I was never encouraged to think differently about my dark skin. My parents even subconsciously encouraged my negative thoughts about dark skin. My father jokingly–though I never took it as a joke– called me ugly from time-to-time, and my mother, because I had an under-bite, took me to a dental surgeon. I was afraid of getting the surgery, and I often expressed this to my mother, but she constantly tried to make me feel better by telling me, “It may hurt and your mouth will swell for around a month, but you’ll look a lot more handsome.” In the home I was raised in, saying no or having options was not a possibility, so at the end of my senior year of high school I had the surgery. Upon healing from the surgery, I was more confident. I liked looking in the mirror a lot more, and I smiled more. I began to look people in the eyes, more often, when they spoke to me. I was less ashamed, but I still didn’t like my dark skin.

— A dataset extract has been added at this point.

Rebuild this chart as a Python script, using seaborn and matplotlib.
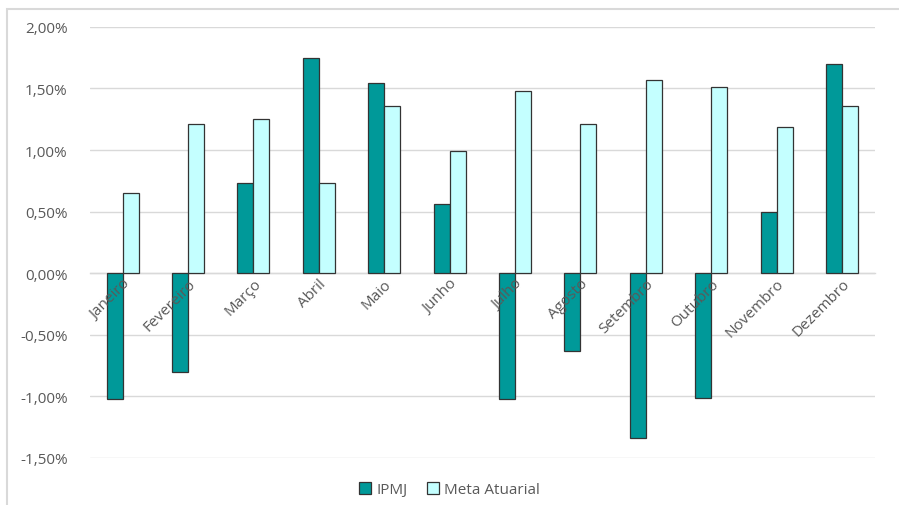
import pandas as pd
import seaborn as sns
import matplotlib.pyplot as plt
from matplotlib.ticker import FuncFormatter
from matplotlib.patches import Rectangle

# ─────────────────────────────────────────
# DATA (valores mensais em %)
# ─────────────────────────────────────────
meses = ["Janeiro", "Fevereiro", "Março", "Abril", "Maio", "Junho",
         "Julho", "Agosto", "Setembro", "Outubro", "Novembro", "Dezembro"]
ipmj = [-1.02, -0.80, 0.73, 1.75, 1.54, 0.56, -1.02, -0.63, -1.34, -1.01, 0.50, 1.70]
meta = [0.65, 1.21, 1.25, 0.73, 1.36, 0.99, 1.48, 1.21, 1.57, 1.51, 1.19, 1.36]
series = ["IPMJ", "Meta Atuarial"]
y_ticks = [-1.5, -1.0, -0.5, 0.0, 0.5, 1.0, 1.5, 2.0]

df = pd.DataFrame({
    "Mês": meses * 2,
    "Valor": ipmj + meta,
    "Série": [series[0]] * len(meses) + [series[1]] * len(meses),
})

# ─────────────────────────────────────────
# STYLE
# ─────────────────────────────────────────
sns.set_style("white")
plt.rcParams["font.family"] = ["Open Sans", "DejaVu Sans"]
TXT = "#595959"
GRID = "#D9D9D9"
palette = {"IPMJ": "#009999", "Meta Atuarial": "#C4FFFF"}

fig = plt.figure(figsize=(8.99, 5.06), dpi=100)
ax = fig.add_axes([0.100, 0.093, 0.873, 0.852])

sns.barplot(data=df, x="Mês", y="Valor", hue="Série", palette=palette,
            width=0.49, saturation=1, edgecolor="#333333", linewidth=0.9, ax=ax,
            legend=True, errorbar=None, zorder=3)

ax.set_ylim(-1.5, 2.0)
ax.set_xlim(-0.5, len(meses) - 0.5)
ax.set_yticks(y_ticks)
ax.yaxis.set_major_formatter(FuncFormatter(lambda v, p: f"{v:.2f}%".replace(".", ",")))
ax.yaxis.grid(True, color=GRID, linewidth=1)
ax.set_axisbelow(True)
ax.xaxis.set_zorder(5)   # rótulos dos meses por cima das barras

for s in ["top", "right", "left"]:
    ax.spines[s].set_visible(False)
ax.spines["bottom"].set_position(("data", 0))
ax.spines["bottom"].set_color(GRID)
ax.spines["bottom"].set_linewidth(1)
ax.spines["bottom"].set_zorder(1)

ax.tick_params(axis="y", length=0, pad=16, labelsize=11, labelcolor=TXT)
ax.tick_params(axis="x", length=0, pad=2, labelsize=11, labelcolor=TXT)
for lbl in ax.get_xticklabels():
    lbl.set_rotation(45)
    lbl.set_ha("right")
    lbl.set_rotation_mode("anchor")
ax.set_xlabel("")
ax.set_ylabel("")

leg = ax.legend(loc="center", bbox_to_anchor=(0.5, 0.03), bbox_transform=fig.transFigure,
                ncol=2, frameon=False, fontsize=11, handlelength=0.75, handleheight=0.75,
                handletextpad=0.35, columnspacing=1.3)
for t in leg.get_texts():
    t.set_color(TXT)

# moldura do gráfico
fig.patches.append(Rectangle((0.008, -0.01), 1.5, 0.99, transform=fig.transFigure,
                             fill=False, edgecolor=GRID, linewidth=1.5))

plt.savefig("out.png", dpi=100)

I went through undergrad and half of grad school continuing to look down on dark skin until I had a long, heated debate with a loved one. This loved one taught me that my views on dark skin was hatred, self-hatred. After our conversations, I gradually became more conscious, and started to love myself as a dark skin Black man. I also began to appreciate other dark skin people.

Regardless of how I was influenced when I was younger, I am now ashamed of the person I used to be. It was disgusting. I will admit that I HATED dark-skinned people. Now I know that black beautiful and I am beautiful. My natural, nappy hair is beautiful, my dark skin is beautiful, and my Afrocentric facial features are beautiful.


4 comments on ““YOU BLACK AS SHIT!”

  1. Kids used to tease my hair. They still do, but I don’t care.

    I never got around to hating myself. Folk thought I was brilliant back in the day. White man can’t fool everyone.

    Thank your loved one!

  2. Growing up as a Hispanic Jewish woman I had a very interesting upbringing. I am light skin, with light eyes, hair and a sizable nose – I was shunned by my Hispanic friends because I was not Hispanic enough. My family members are darker than eye, with olive skin and dark eyes/hair. So I used to dye my hair dark and tan – I have pictures and I look more like a caricature of what Hispanic women look like than anything else. Super chola: dark lined lips, drawn in eye browns. I was so desperate to belong, I thought I needed to be categorized to be individualized. On the other side I wasn’t Jewish enough to belong either. I didn’t speak Hebrew, I had/have no interest in religion, I might of looked like them but I wasn’t one of them. It took me a long time to be comfortable with my curves, my nose, appreciate my light eyes and skin, and find my own style. I don’t think I’ll ever nail it completely and that’s fine; I keep learning, growing and polishing myself.

  3. As a dark skin girl all I can say is Wow. To come such a long way from your own self-hatred is truly remarkable, and I hope that others in the black community are able to reach such an achievement.